#### DATA BLOCK

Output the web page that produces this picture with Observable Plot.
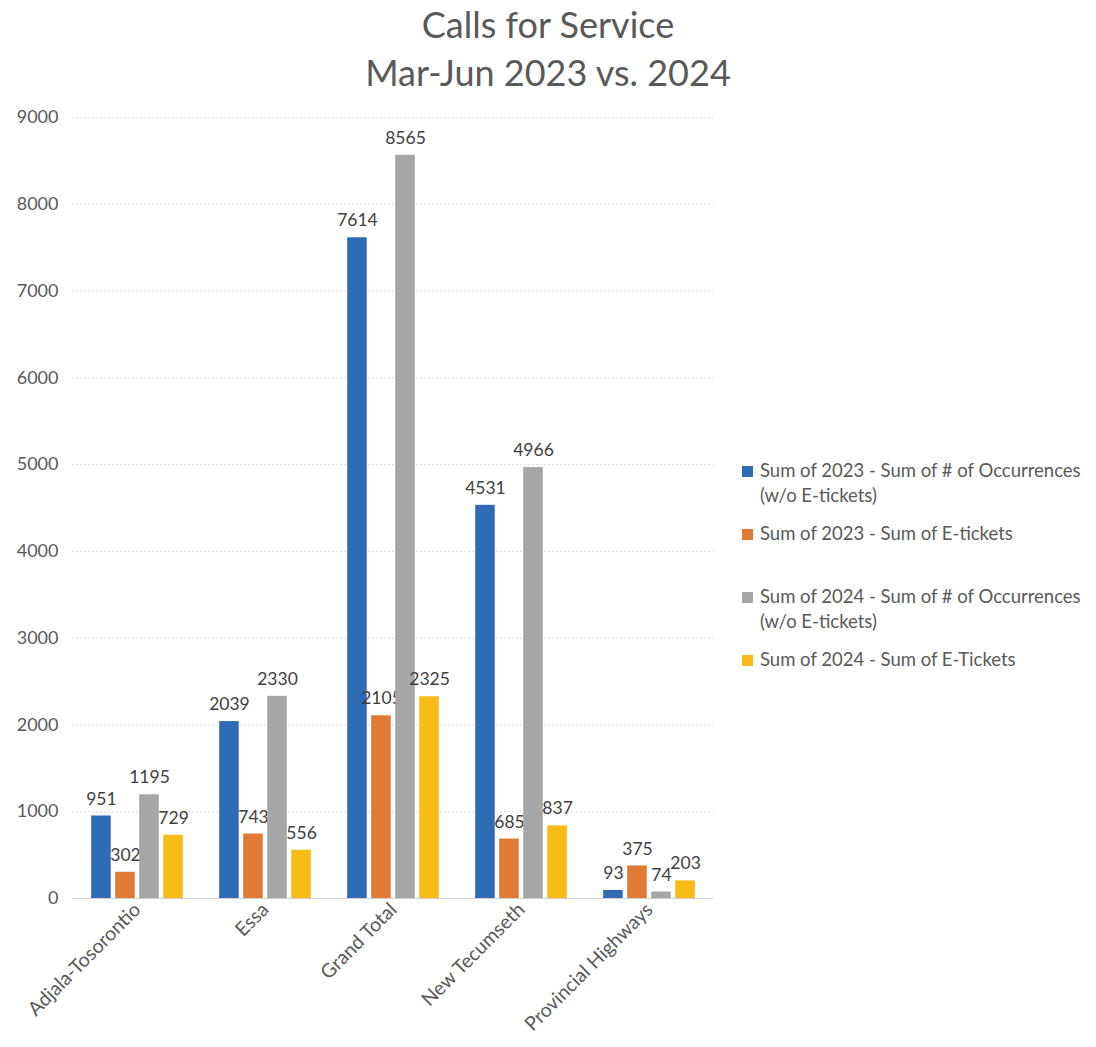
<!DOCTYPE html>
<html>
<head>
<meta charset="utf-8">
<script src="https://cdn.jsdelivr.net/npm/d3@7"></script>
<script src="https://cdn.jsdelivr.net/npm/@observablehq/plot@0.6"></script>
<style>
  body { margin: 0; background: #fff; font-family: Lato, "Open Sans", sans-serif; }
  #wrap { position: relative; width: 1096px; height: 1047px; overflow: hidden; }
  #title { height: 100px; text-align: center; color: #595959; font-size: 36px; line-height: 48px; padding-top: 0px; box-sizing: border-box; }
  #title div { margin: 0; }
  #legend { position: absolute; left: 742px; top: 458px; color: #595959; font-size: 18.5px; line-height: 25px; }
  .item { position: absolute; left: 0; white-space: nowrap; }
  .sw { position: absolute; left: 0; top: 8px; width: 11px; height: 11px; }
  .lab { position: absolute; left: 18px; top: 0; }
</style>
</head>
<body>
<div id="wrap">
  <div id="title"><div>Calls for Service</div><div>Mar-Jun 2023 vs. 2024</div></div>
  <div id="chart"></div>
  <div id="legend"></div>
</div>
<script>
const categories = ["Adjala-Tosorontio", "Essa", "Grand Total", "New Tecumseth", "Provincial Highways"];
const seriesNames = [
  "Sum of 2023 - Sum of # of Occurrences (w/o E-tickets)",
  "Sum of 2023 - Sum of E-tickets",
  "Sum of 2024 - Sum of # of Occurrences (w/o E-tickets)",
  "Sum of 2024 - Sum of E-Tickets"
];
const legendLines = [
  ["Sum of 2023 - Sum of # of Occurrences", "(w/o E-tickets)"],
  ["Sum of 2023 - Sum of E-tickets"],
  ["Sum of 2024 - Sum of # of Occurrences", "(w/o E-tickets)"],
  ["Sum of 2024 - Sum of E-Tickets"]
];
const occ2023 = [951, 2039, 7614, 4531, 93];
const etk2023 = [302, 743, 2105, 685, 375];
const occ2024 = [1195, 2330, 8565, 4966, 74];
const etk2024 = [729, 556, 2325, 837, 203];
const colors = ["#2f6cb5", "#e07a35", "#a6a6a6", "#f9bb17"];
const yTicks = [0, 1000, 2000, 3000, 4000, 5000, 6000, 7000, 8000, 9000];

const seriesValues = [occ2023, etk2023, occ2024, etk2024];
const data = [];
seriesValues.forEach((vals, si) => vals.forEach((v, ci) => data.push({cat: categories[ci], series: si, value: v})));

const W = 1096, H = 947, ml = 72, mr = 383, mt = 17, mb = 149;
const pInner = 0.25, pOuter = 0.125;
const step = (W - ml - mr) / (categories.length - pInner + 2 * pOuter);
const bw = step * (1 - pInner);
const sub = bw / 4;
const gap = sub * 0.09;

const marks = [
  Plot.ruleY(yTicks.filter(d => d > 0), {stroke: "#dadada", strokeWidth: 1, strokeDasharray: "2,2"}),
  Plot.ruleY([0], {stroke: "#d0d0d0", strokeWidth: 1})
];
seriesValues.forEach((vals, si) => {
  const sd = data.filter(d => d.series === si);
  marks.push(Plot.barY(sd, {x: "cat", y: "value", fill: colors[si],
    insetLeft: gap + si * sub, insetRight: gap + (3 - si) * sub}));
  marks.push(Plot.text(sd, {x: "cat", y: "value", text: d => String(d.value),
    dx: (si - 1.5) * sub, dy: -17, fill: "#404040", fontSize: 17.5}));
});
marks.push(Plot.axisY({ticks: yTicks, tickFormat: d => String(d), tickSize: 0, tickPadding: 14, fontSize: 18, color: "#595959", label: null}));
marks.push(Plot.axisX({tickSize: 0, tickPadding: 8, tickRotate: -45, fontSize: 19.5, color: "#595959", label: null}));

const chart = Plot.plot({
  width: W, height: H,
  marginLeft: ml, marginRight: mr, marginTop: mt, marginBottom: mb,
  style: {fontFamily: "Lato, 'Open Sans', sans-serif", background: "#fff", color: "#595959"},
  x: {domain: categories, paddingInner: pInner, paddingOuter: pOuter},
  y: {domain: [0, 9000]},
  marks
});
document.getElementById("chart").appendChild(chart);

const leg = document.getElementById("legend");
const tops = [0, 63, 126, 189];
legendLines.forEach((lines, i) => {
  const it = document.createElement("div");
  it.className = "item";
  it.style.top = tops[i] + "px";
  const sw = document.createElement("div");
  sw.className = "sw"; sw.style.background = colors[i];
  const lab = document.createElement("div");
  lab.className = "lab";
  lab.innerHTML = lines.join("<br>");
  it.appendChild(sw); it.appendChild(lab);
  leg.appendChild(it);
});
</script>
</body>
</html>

########

▶ **GOAL OF THE EXERCISE**:
Write out each line of the data exactly; the images should be left out.

▶ **RESPONSE FOR THIS EXERCISE**:
Output the web page that produces this picture with Observable Plot.
<!DOCTYPE html>
<html>
<head>
<meta charset="utf-8">
<script src="https://cdn.jsdelivr.net/npm/d3@7"></script>
<script src="https://cdn.jsdelivr.net/npm/@observablehq/plot@0.6"></script>
<style>
  body { margin: 0; background: #fff; font-family: Lato, "Open Sans", sans-serif; }
  #wrap { position: relative; width: 1096px; height: 1047px; overflow: hidden; }
  #title { height: 100px; text-align: center; color: #595959; font-size: 36px; line-height: 48px; padding-top: 0px; box-sizing: border-box; }
  #title div { margin: 0; }
  #legend { position: absolute; left: 742px; top: 458px; color: #595959; font-size: 18.5px; line-height: 25px; }
  .item { position: absolute; left: 0; white-space: nowrap; }
  .sw { position: absolute; left: 0; top: 8px; width: 11px; height: 11px; }
  .lab { position: absolute; left: 18px; top: 0; }
</style>
</head>
<body>
<div id="wrap">
  <div id="title"><div>Calls for Service</div><div>Mar-Jun 2023 vs. 2024</div></div>
  <div id="chart"></div>
  <div id="legend"></div>
</div>
<script>
const categories = ["Adjala-Tosorontio", "Essa", "Grand Total", "New Tecumseth", "Provincial Highways"];
const seriesNames = [
  "Sum of 2023 - Sum of # of Occurrences (w/o E-tickets)",
  "Sum of 2023 - Sum of E-tickets",
  "Sum of 2024 - Sum of # of Occurrences (w/o E-tickets)",
  "Sum of 2024 - Sum of E-Tickets"
];
const legendLines = [
  ["Sum of 2023 - Sum of # of Occurrences", "(w/o E-tickets)"],
  ["Sum of 2023 - Sum of E-tickets"],
  ["Sum of 2024 - Sum of # of Occurrences", "(w/o E-tickets)"],
  ["Sum of 2024 - Sum of E-Tickets"]
];
const occ2023 = [951, 2039, 7614, 4531, 93];
const etk2023 = [302, 743, 2105, 685, 375];
const occ2024 = [1195, 2330, 8565, 4966, 74];
const etk2024 = [729, 556, 2325, 837, 203];
const colors = ["#2f6cb5", "#e07a35", "#a6a6a6", "#f9bb17"];
const yTicks = [0, 1000, 2000, 3000, 4000, 5000, 6000, 7000, 8000, 9000];

const seriesValues = [occ2023, etk2023, occ2024, etk2024];
const data = [];
seriesValues.forEach((vals, si) => vals.forEach((v, ci) => data.push({cat: categories[ci], series: si, value: v})));

const W = 1096, H = 947, ml = 72, mr = 383, mt = 17, mb = 149;
const pInner = 0.25, pOuter = 0.125;
const step = (W - ml - mr) / (categories.length - pInner + 2 * pOuter);
const bw = step * (1 - pInner);
const sub = bw / 4;
const gap = sub * 0.09;

const marks = [
  Plot.ruleY(yTicks.filter(d => d > 0), {stroke: "#dadada", strokeWidth: 1, strokeDasharray: "2,2"}),
  Plot.ruleY([0], {stroke: "#d0d0d0", strokeWidth: 1})
];
seriesValues.forEach((vals, si) => {
  const sd = data.filter(d => d.series === si);
  marks.push(Plot.barY(sd, {x: "cat", y: "value", fill: colors[si],
    insetLeft: gap + si * sub, insetRight: gap + (3 - si) * sub}));
  marks.push(Plot.text(sd, {x: "cat", y: "value", text: d => String(d.value),
    dx: (si - 1.5) * sub, dy: -17, fill: "#404040", fontSize: 17.5}));
});
marks.push(Plot.axisY({ticks: yTicks, tickFormat: d => String(d), tickSize: 0, tickPadding: 14, fontSize: 18, color: "#595959", label: null}));
marks.push(Plot.axisX({tickSize: 0, tickPadding: 8, tickRotate: -45, fontSize: 19.5, color: "#595959", label: null}));

const chart = Plot.plot({
  width: W, height: H,
  marginLeft: ml, marginRight: mr, marginTop: mt, marginBottom: mb,
  style: {fontFamily: "Lato, 'Open Sans', sans-serif", background: "#fff", color: "#595959"},
  x: {domain: categories, paddingInner: pInner, paddingOuter: pOuter},
  y: {domain: [0, 9000]},
  marks
});
document.getElementById("chart").appendChild(chart);

const leg = document.getElementById("legend");
const tops = [0, 63, 126, 189];
legendLines.forEach((lines, i) => {
  const it = document.createElement("div");
  it.className = "item";
  it.style.top = tops[i] + "px";
  const sw = document.createElement("div");
  sw.className = "sw"; sw.style.background = colors[i];
  const lab = document.createElement("div");
  lab.className = "lab";
  lab.innerHTML = lines.join("<br>");
  it.appendChild(sw); it.appendChild(lab);
  leg.appendChild(it);
});
</script>
</body>
</html>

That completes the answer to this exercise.